Data to use:
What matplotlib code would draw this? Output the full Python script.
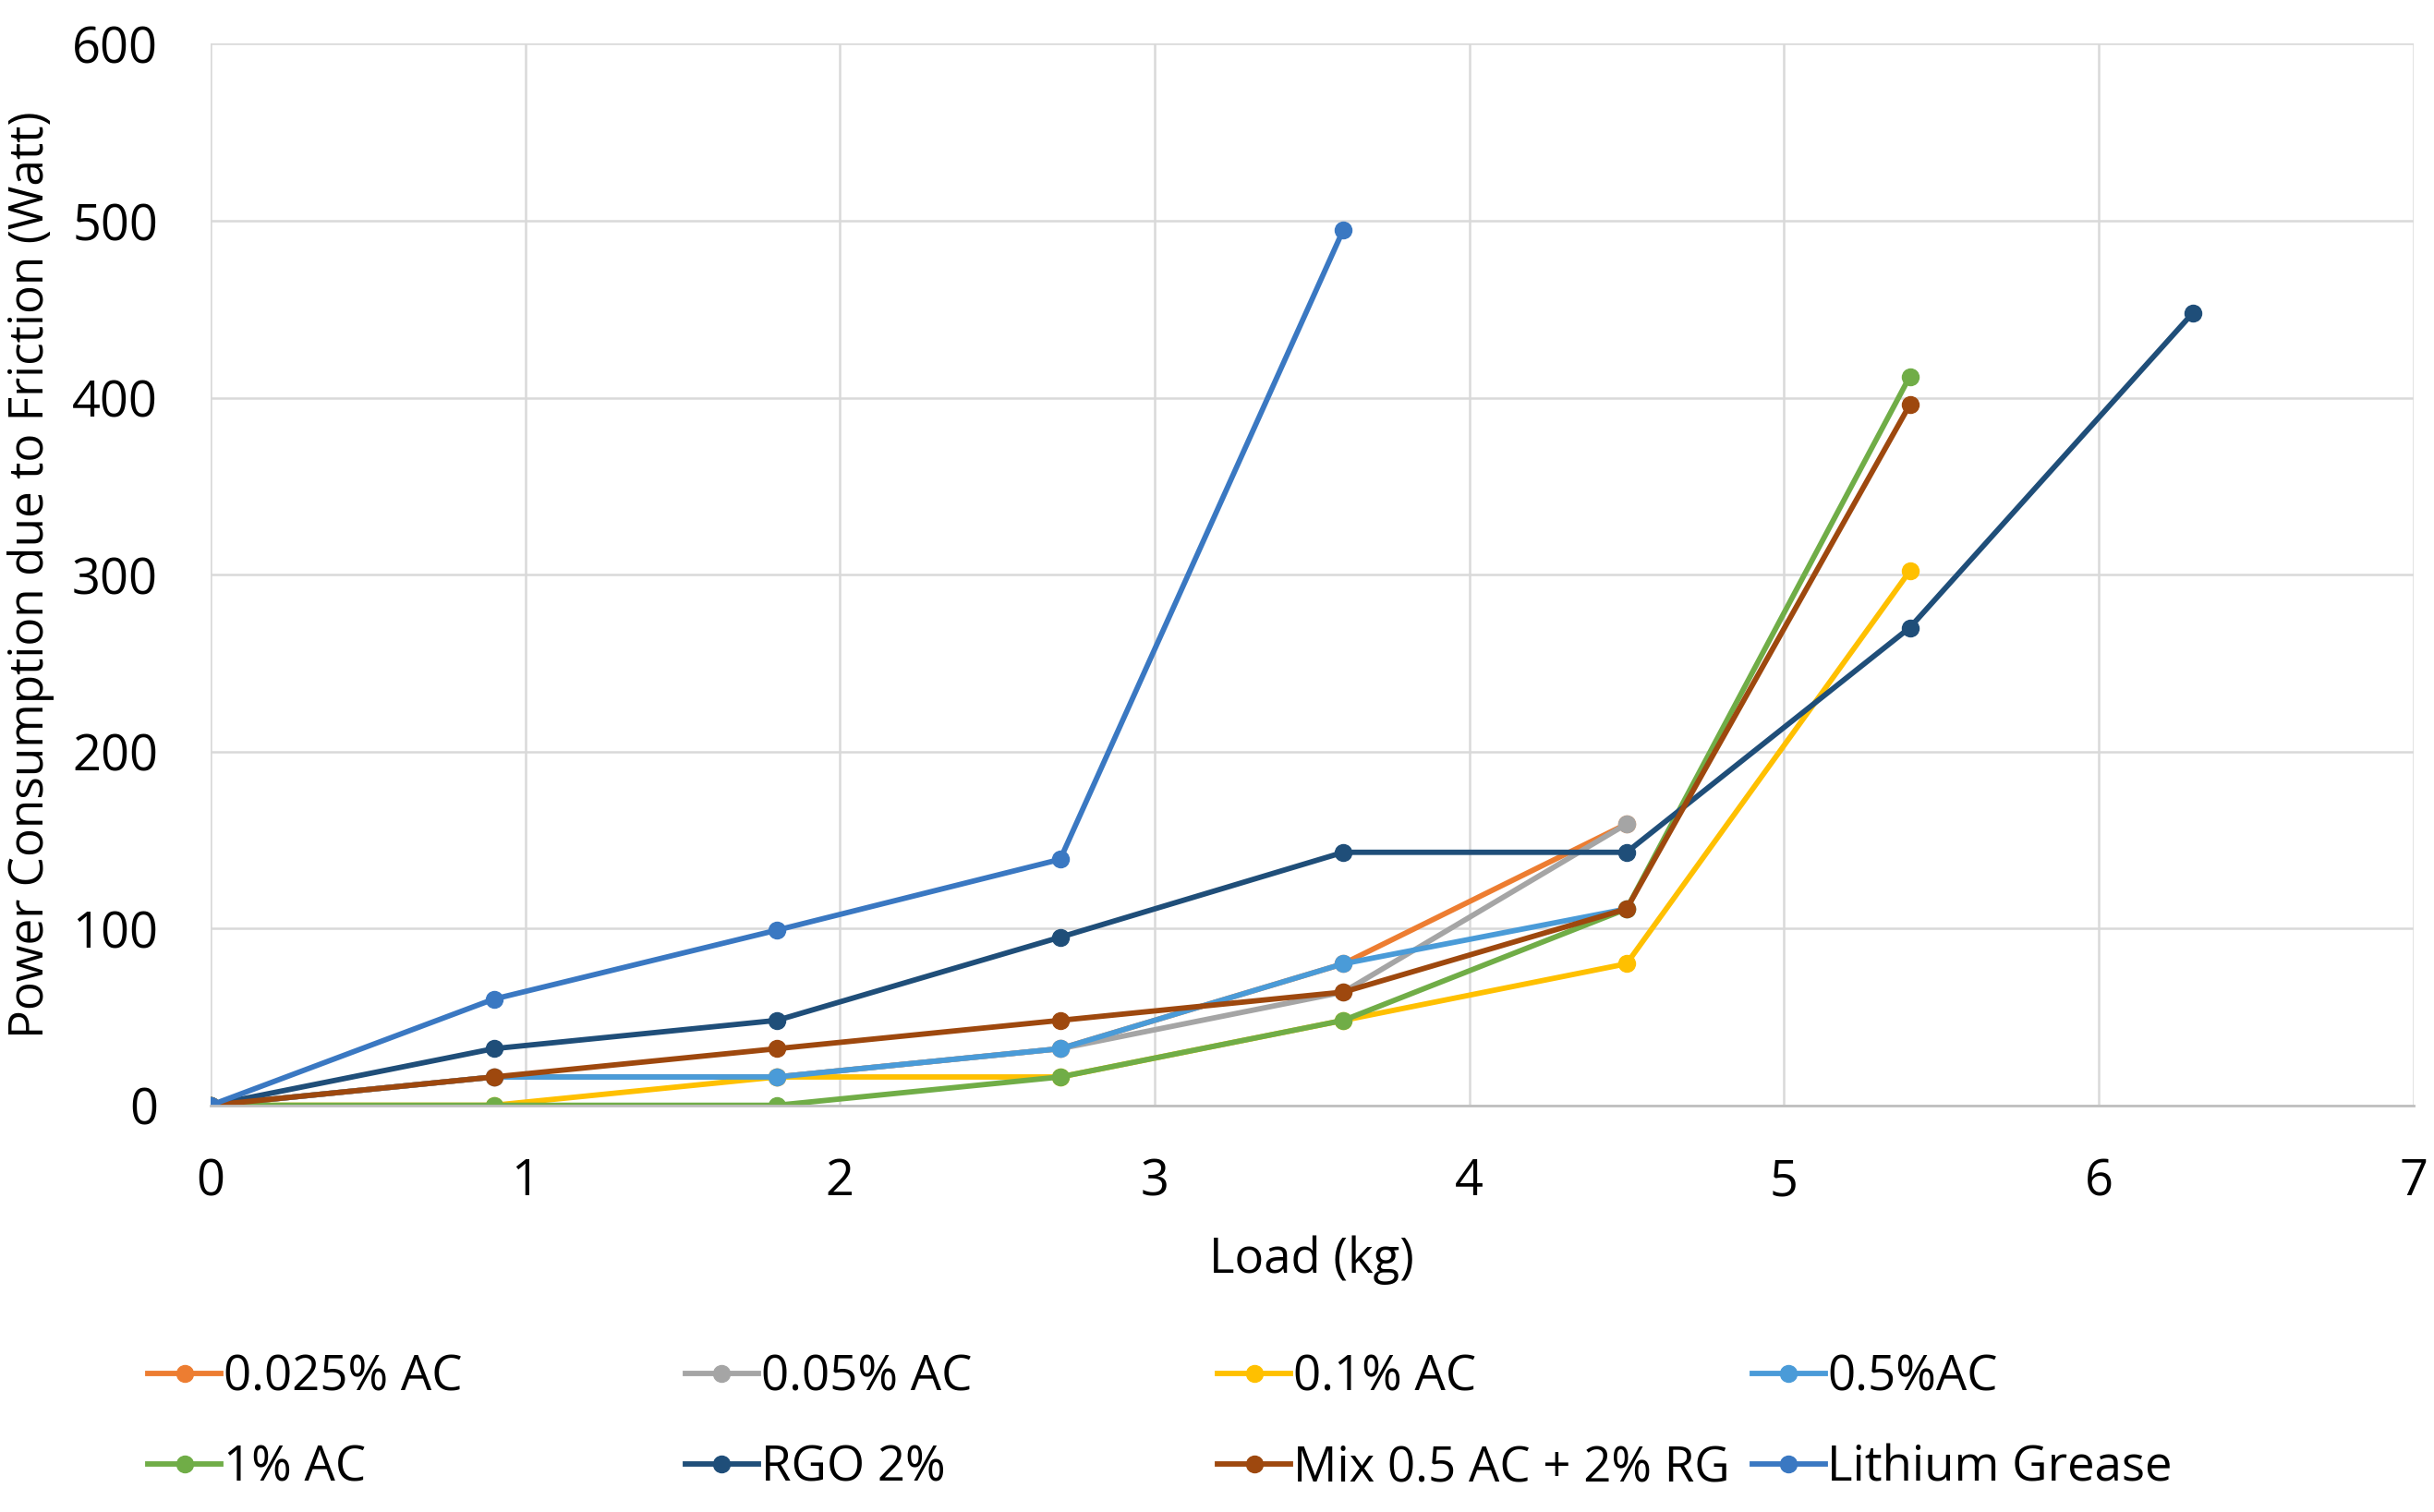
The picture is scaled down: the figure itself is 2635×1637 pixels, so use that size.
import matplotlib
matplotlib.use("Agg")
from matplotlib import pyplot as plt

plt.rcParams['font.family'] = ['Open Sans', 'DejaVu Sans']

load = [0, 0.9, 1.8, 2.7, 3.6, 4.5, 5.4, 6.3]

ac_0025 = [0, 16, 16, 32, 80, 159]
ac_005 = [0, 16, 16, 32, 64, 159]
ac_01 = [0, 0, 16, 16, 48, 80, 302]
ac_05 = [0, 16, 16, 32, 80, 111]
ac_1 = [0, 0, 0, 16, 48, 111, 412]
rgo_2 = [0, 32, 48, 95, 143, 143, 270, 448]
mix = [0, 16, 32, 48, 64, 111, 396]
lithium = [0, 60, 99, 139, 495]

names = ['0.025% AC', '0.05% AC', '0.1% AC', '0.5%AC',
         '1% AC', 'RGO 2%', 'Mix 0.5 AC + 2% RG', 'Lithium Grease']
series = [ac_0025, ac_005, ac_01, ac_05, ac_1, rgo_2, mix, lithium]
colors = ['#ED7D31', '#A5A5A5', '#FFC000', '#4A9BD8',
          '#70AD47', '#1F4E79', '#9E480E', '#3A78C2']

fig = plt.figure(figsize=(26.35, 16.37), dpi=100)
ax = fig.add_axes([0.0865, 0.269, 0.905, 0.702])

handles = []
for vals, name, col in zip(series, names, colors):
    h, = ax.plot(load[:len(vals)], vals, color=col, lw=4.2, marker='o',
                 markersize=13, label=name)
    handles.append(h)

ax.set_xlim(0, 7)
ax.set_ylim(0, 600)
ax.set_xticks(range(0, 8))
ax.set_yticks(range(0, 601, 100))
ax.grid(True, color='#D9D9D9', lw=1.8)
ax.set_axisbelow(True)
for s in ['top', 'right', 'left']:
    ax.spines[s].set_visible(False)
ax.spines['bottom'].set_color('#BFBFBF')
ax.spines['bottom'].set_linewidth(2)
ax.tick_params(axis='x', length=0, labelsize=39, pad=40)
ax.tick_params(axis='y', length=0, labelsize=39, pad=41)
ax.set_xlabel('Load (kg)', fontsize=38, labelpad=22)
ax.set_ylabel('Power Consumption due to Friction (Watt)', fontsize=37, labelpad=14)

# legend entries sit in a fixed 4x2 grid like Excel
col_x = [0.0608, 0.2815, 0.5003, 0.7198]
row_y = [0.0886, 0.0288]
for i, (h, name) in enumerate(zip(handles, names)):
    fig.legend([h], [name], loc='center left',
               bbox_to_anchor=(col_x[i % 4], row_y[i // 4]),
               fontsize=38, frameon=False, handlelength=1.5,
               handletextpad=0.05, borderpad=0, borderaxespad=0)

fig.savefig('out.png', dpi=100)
* * *
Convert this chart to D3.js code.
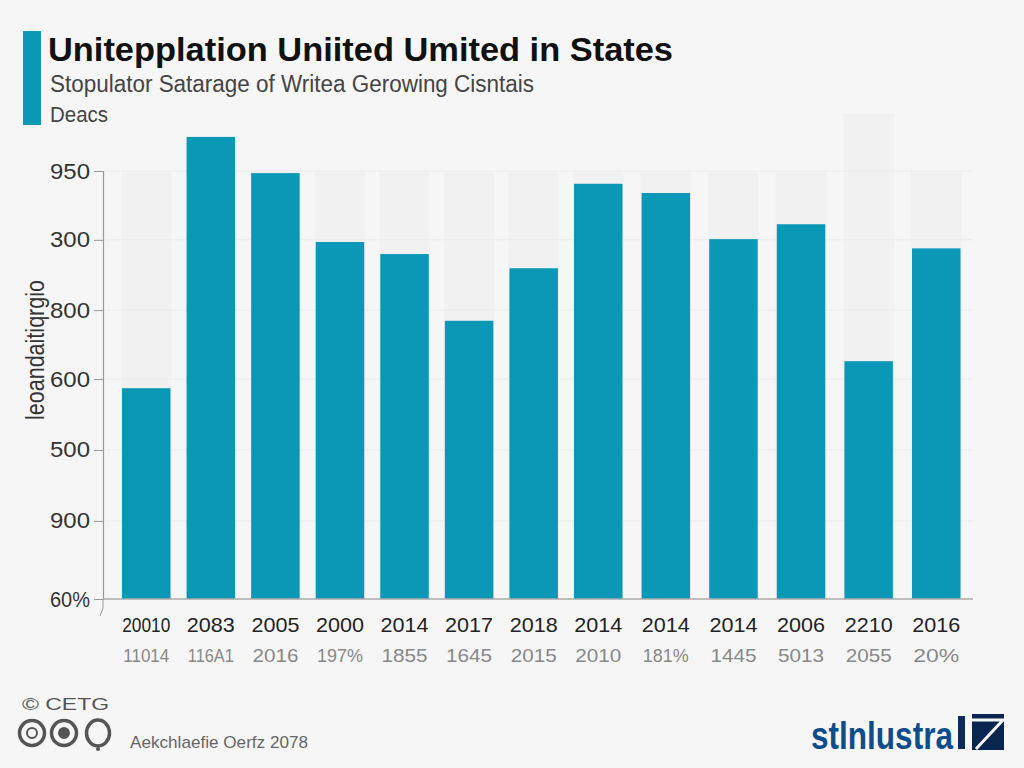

What to produce:
Everything from the line that contains "The picture is" to the line that contains "load = [0, 0.9, 1.8, 2.7, 3.6, 4.5, 5.4, 6.3]" must be transcribed exactly, both end lines included.

Full solution:
The picture is scaled down: the figure itself is 2635×1637 pixels, so use that size.
import matplotlib
matplotlib.use("Agg")
from matplotlib import pyplot as plt

plt.rcParams['font.family'] = ['Open Sans', 'DejaVu Sans']

load = [0, 0.9, 1.8, 2.7, 3.6, 4.5, 5.4, 6.3]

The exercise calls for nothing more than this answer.